_Work to complete_
Both the line containing "Clone this chart in matplotlib." and the line containing "from matplotlib.legend_handler import" are part of the range to copy, along with every line between them. Copy it exactly and leave out the pictures.
★ ★ ★
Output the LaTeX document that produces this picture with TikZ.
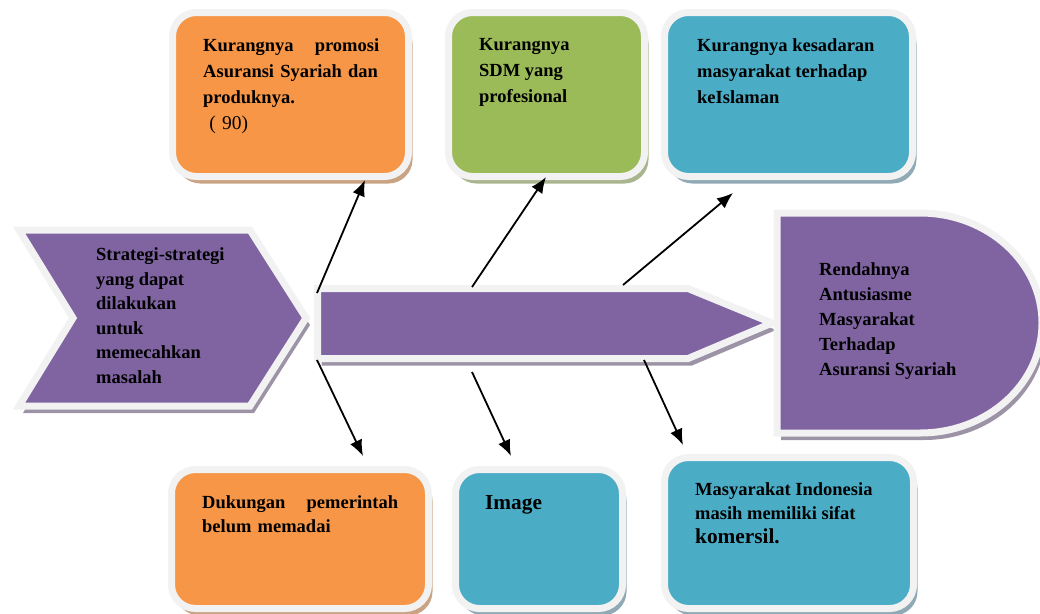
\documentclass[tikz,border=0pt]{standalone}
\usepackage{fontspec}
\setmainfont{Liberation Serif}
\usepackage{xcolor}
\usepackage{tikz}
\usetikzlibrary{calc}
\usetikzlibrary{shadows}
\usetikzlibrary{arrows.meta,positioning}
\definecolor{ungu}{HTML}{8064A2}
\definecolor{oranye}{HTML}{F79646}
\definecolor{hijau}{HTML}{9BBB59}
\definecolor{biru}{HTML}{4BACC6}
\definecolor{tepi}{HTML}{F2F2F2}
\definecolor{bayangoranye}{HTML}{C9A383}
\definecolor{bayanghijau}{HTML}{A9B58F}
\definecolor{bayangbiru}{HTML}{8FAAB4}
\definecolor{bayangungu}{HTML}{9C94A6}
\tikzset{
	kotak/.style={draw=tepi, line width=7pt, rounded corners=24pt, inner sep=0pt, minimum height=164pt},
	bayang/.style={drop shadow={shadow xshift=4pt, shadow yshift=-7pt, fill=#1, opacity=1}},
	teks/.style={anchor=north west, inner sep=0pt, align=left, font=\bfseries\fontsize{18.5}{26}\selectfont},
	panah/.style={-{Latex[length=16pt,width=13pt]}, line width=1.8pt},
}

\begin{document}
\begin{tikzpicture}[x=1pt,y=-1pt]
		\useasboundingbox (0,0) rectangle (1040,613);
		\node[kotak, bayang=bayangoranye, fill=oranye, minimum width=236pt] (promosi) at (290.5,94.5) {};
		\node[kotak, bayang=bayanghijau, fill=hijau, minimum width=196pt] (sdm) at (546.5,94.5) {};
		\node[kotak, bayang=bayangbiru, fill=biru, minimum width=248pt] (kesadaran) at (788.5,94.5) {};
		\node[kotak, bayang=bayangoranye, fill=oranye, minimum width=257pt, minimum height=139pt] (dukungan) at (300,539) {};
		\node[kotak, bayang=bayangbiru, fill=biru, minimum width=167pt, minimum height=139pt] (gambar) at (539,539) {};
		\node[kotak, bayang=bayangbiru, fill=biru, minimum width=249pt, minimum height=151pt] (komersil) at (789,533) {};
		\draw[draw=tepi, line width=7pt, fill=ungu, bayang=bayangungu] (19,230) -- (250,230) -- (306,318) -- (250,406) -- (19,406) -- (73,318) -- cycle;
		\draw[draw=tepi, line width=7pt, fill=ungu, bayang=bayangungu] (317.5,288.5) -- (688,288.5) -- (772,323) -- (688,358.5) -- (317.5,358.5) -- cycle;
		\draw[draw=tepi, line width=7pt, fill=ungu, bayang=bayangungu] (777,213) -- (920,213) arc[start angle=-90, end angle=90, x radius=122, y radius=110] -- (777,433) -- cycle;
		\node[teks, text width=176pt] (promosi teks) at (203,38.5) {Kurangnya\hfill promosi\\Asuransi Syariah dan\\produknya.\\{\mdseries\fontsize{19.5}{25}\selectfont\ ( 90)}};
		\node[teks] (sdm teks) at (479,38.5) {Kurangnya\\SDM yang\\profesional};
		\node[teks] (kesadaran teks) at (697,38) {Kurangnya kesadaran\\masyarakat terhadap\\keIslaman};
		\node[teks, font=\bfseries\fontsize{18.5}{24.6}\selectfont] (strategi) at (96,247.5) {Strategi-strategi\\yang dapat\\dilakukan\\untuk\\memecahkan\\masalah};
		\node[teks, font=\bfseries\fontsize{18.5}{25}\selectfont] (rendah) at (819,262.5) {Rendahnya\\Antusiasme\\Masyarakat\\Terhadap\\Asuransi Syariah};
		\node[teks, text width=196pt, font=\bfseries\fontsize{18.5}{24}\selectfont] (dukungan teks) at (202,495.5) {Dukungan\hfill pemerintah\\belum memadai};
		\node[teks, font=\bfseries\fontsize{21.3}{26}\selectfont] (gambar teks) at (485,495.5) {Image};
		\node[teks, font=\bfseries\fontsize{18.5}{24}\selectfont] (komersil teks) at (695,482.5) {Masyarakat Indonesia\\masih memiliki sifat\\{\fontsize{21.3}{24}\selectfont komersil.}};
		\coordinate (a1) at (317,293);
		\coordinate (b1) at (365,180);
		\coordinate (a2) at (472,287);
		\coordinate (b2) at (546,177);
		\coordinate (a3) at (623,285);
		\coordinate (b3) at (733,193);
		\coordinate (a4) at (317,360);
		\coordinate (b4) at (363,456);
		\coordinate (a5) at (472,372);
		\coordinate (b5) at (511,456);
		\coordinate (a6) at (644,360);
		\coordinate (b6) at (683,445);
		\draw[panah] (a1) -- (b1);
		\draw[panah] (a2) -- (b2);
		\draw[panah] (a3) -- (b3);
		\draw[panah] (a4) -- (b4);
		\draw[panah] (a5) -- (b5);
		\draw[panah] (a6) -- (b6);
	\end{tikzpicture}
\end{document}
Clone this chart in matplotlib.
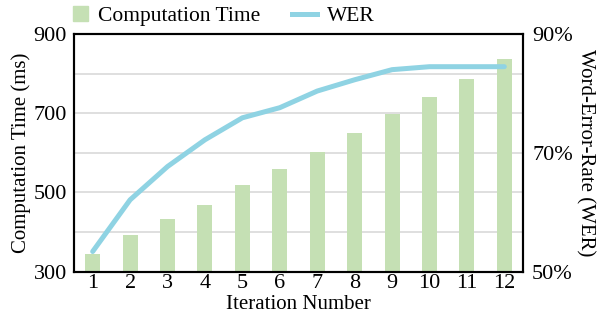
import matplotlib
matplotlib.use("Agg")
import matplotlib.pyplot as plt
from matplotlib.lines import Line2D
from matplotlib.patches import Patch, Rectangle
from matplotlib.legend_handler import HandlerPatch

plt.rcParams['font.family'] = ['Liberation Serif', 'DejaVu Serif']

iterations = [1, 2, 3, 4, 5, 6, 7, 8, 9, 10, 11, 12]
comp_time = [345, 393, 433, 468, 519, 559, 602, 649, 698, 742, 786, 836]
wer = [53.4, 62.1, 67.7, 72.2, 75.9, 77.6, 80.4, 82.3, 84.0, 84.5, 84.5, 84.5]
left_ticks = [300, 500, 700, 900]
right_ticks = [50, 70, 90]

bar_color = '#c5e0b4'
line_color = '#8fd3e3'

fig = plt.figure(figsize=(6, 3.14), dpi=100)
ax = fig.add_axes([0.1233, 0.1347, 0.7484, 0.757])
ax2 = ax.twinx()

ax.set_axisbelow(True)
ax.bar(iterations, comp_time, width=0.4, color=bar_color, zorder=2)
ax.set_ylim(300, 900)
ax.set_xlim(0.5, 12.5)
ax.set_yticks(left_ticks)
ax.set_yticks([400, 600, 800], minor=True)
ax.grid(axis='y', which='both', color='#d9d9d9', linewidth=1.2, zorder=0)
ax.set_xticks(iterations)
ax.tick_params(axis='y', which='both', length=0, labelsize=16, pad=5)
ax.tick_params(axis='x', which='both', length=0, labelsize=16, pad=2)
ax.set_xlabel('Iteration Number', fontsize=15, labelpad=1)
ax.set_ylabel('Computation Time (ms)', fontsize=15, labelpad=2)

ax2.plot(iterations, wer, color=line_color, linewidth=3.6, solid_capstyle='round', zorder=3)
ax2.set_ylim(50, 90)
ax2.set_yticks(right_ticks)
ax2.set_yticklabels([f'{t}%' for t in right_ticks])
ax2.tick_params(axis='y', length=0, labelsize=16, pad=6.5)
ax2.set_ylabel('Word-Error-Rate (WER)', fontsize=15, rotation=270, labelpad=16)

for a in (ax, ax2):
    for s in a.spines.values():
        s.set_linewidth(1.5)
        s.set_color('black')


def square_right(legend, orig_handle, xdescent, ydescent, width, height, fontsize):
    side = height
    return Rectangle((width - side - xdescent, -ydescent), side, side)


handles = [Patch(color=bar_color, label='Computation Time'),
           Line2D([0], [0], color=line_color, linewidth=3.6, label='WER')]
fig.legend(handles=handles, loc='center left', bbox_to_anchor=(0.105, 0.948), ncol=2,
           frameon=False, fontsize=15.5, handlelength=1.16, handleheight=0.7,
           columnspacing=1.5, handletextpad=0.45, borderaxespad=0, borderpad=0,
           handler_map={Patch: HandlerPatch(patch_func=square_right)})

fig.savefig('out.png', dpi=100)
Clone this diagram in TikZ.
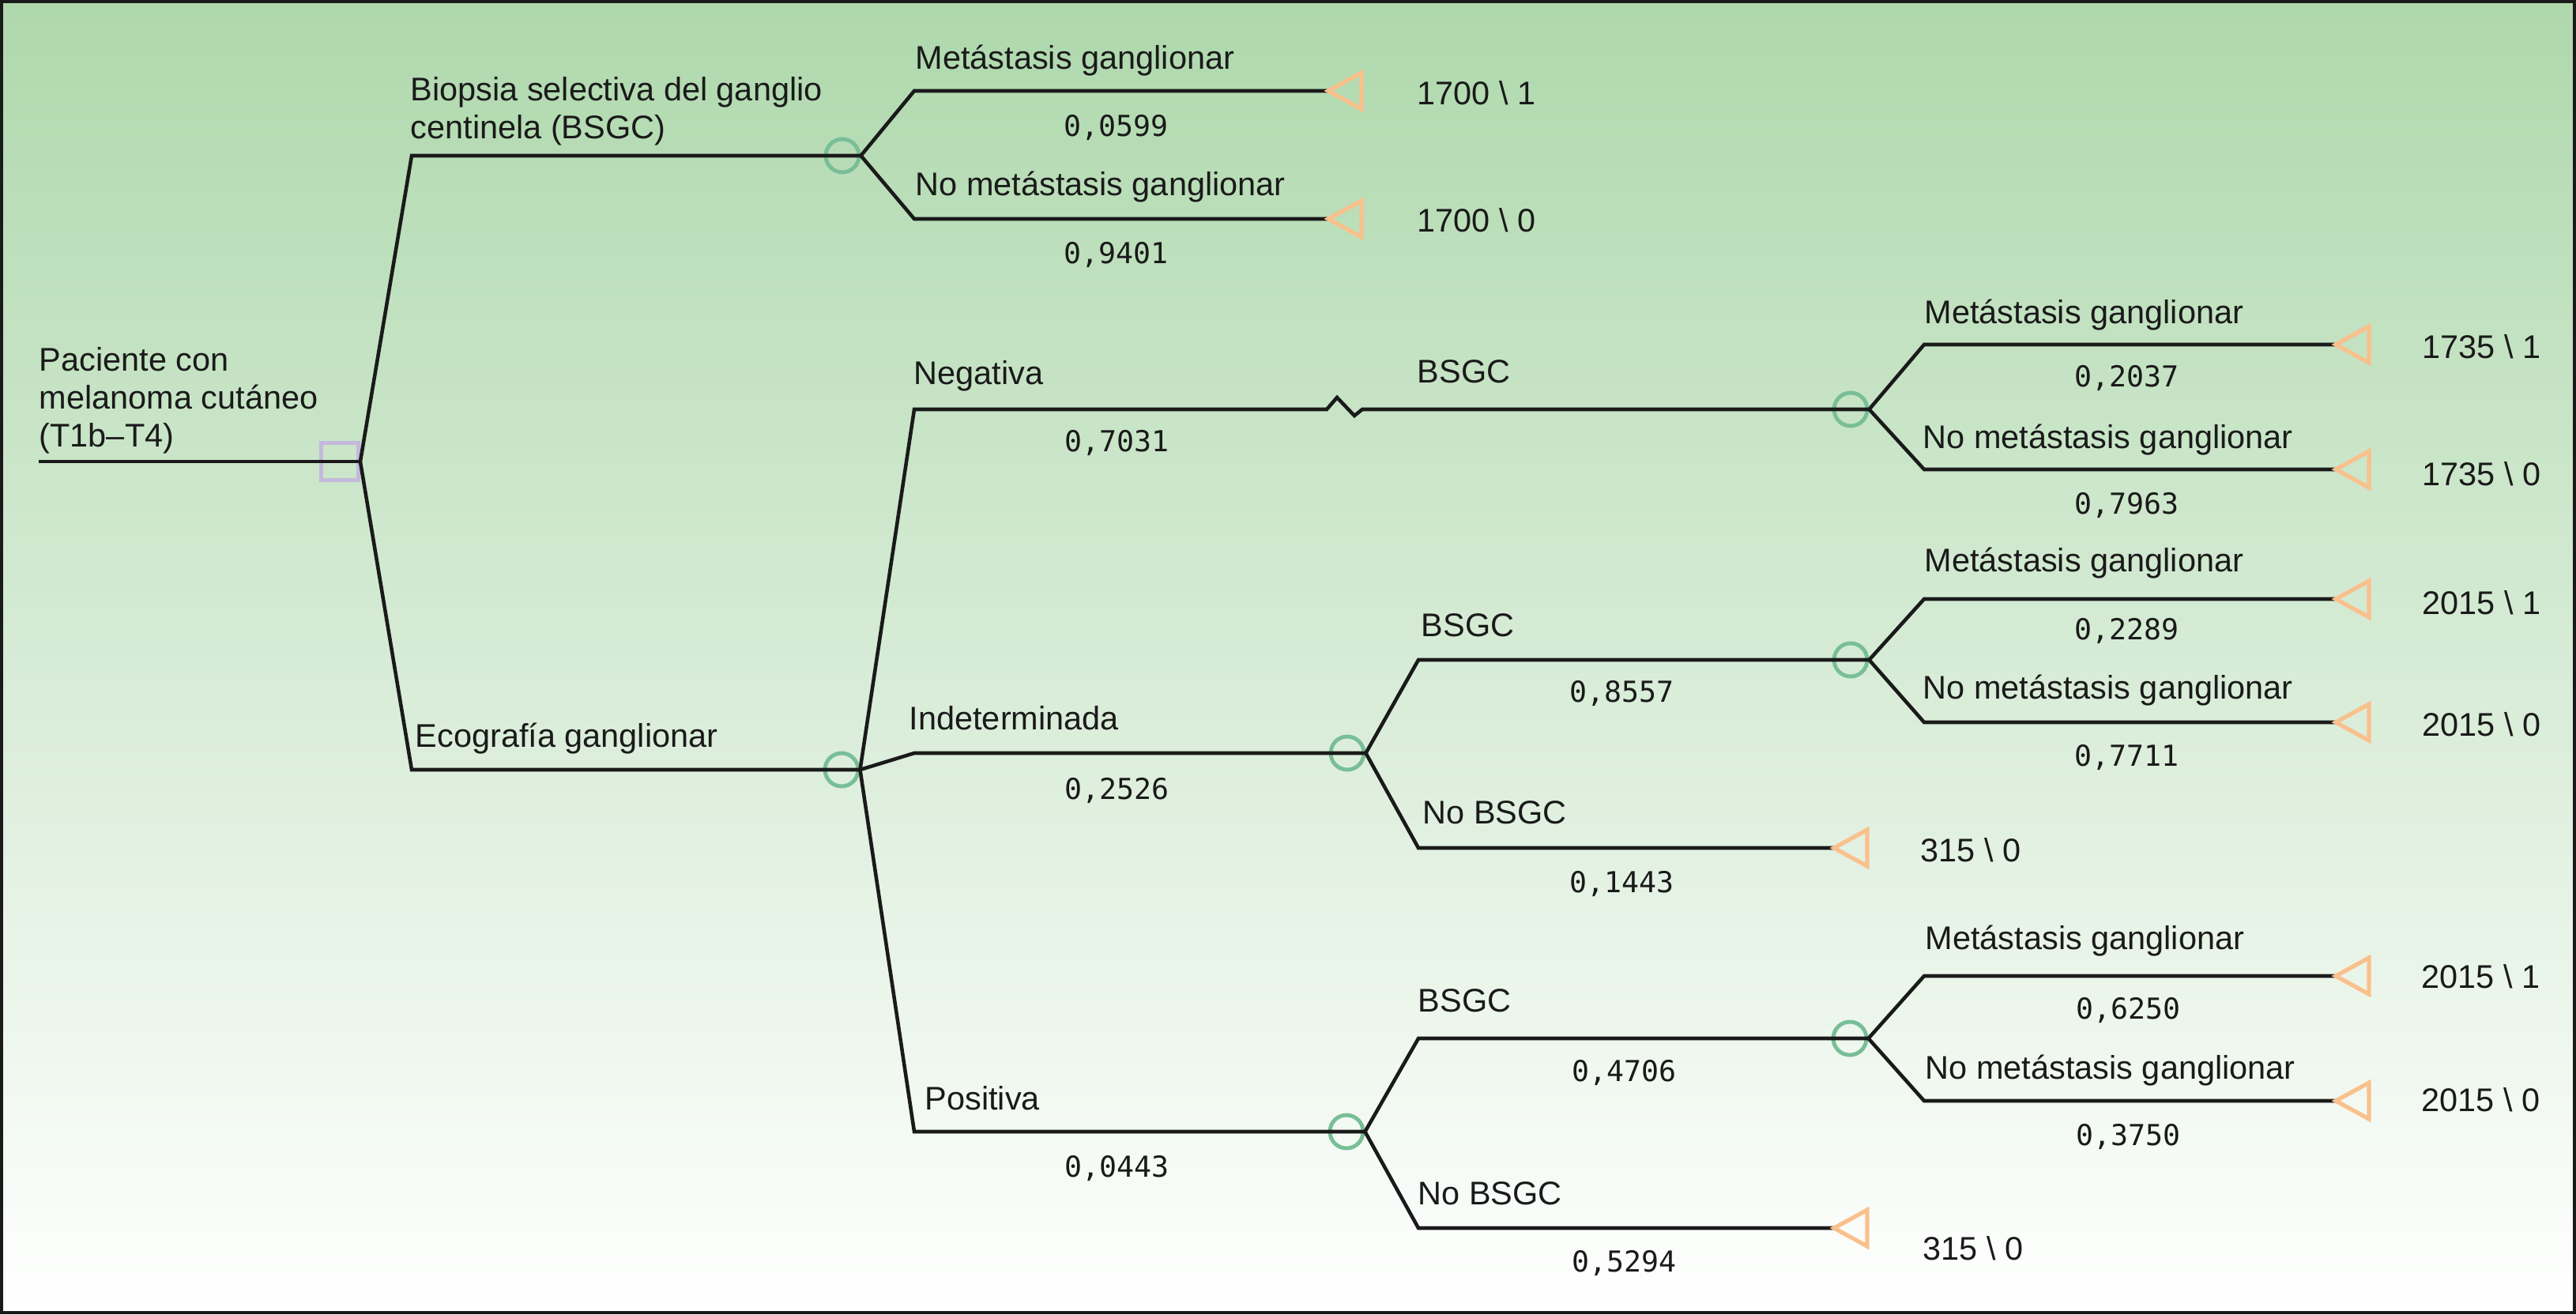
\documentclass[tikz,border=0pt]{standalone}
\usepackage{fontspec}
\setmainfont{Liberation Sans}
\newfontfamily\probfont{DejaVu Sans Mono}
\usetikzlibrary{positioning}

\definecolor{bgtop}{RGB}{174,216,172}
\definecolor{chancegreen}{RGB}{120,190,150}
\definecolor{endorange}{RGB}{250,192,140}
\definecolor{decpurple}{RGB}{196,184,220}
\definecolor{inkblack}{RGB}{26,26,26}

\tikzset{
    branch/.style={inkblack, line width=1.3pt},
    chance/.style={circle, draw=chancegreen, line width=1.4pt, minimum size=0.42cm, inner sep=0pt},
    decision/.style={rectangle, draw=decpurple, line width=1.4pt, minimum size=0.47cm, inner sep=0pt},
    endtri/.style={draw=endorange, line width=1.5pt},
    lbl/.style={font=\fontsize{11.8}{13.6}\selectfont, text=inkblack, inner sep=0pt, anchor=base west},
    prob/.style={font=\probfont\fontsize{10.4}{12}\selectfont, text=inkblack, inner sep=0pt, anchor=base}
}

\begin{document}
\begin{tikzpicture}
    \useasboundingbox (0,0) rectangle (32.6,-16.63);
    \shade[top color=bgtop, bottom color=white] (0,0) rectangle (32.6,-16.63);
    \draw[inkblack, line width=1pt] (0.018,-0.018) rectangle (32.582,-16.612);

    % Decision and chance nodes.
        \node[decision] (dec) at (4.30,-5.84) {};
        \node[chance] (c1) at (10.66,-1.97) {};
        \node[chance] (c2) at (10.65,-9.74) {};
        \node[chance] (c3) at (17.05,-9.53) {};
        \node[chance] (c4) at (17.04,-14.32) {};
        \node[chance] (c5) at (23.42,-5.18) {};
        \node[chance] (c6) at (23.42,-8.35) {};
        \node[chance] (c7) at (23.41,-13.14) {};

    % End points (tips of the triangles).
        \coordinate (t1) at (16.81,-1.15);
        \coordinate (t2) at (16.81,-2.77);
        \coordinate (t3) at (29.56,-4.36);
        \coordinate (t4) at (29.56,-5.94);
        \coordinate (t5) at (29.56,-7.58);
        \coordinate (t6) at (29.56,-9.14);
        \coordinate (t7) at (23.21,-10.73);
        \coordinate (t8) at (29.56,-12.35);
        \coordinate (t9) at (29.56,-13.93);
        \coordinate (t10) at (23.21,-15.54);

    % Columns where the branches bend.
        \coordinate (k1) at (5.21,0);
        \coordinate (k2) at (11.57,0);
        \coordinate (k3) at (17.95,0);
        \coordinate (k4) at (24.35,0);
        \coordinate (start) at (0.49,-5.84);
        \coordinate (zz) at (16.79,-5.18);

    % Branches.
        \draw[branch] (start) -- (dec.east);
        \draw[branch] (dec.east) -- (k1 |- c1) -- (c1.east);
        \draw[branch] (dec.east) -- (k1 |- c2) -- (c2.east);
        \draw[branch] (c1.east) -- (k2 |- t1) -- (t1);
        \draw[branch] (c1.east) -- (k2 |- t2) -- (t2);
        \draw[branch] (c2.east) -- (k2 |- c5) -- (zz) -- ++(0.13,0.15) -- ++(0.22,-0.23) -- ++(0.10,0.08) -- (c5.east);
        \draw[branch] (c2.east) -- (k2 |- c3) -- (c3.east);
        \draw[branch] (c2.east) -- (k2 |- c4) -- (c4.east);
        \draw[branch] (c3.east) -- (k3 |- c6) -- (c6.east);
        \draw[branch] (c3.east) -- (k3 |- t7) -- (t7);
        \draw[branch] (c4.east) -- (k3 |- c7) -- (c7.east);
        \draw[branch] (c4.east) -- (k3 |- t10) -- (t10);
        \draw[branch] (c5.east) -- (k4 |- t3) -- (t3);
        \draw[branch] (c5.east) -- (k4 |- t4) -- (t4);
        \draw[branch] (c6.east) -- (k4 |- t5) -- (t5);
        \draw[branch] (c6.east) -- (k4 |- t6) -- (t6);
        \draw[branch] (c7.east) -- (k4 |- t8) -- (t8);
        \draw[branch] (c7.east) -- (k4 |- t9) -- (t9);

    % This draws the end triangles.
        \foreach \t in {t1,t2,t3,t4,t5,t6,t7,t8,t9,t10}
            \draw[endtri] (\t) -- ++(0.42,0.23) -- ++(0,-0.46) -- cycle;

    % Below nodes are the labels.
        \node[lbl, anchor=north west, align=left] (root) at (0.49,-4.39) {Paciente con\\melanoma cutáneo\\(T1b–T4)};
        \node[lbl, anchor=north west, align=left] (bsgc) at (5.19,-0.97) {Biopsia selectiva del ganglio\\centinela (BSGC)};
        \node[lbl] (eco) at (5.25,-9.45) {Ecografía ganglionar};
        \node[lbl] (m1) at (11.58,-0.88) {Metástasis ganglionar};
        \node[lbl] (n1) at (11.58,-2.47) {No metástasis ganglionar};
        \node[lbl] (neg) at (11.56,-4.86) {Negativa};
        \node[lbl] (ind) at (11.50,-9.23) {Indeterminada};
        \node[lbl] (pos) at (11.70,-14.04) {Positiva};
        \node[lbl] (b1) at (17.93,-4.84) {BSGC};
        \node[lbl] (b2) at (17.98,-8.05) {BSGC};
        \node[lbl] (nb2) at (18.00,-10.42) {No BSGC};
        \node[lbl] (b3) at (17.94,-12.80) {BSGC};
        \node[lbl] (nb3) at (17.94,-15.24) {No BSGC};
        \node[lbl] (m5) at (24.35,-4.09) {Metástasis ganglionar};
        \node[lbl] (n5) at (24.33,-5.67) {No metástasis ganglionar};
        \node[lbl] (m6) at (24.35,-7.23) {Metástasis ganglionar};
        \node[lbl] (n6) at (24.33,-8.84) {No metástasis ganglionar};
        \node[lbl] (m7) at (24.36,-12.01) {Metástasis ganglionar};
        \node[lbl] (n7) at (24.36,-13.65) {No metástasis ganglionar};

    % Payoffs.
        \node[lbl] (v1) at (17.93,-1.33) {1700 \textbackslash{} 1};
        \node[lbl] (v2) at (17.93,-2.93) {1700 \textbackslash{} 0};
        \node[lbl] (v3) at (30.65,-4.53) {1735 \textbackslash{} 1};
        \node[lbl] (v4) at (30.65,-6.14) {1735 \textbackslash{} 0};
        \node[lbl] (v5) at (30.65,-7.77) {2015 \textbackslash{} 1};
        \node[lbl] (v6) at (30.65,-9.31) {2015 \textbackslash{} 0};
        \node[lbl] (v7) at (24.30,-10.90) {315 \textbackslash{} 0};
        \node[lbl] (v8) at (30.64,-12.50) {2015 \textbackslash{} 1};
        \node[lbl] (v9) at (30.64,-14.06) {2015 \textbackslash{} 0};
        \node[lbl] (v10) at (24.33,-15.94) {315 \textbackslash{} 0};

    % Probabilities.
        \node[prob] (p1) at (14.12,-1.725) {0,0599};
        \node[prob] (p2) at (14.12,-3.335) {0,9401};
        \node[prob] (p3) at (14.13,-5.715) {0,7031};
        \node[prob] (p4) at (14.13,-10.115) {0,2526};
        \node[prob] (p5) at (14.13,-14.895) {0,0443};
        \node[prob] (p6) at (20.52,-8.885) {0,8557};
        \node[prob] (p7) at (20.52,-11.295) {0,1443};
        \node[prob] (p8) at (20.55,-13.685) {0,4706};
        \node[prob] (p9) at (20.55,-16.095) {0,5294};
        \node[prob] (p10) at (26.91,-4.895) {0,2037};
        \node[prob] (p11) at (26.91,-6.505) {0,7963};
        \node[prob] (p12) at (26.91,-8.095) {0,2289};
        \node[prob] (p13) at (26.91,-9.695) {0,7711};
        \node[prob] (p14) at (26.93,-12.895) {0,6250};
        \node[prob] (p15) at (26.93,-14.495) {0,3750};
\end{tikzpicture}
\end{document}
★ ★ ★
_Exercise output_
Clone this chart in matplotlib.
import matplotlib
matplotlib.use("Agg")
import matplotlib.pyplot as plt
from matplotlib.lines import Line2D
from matplotlib.patches import Patch, Rectangle
from matplotlib.legend_handler import HandlerPatch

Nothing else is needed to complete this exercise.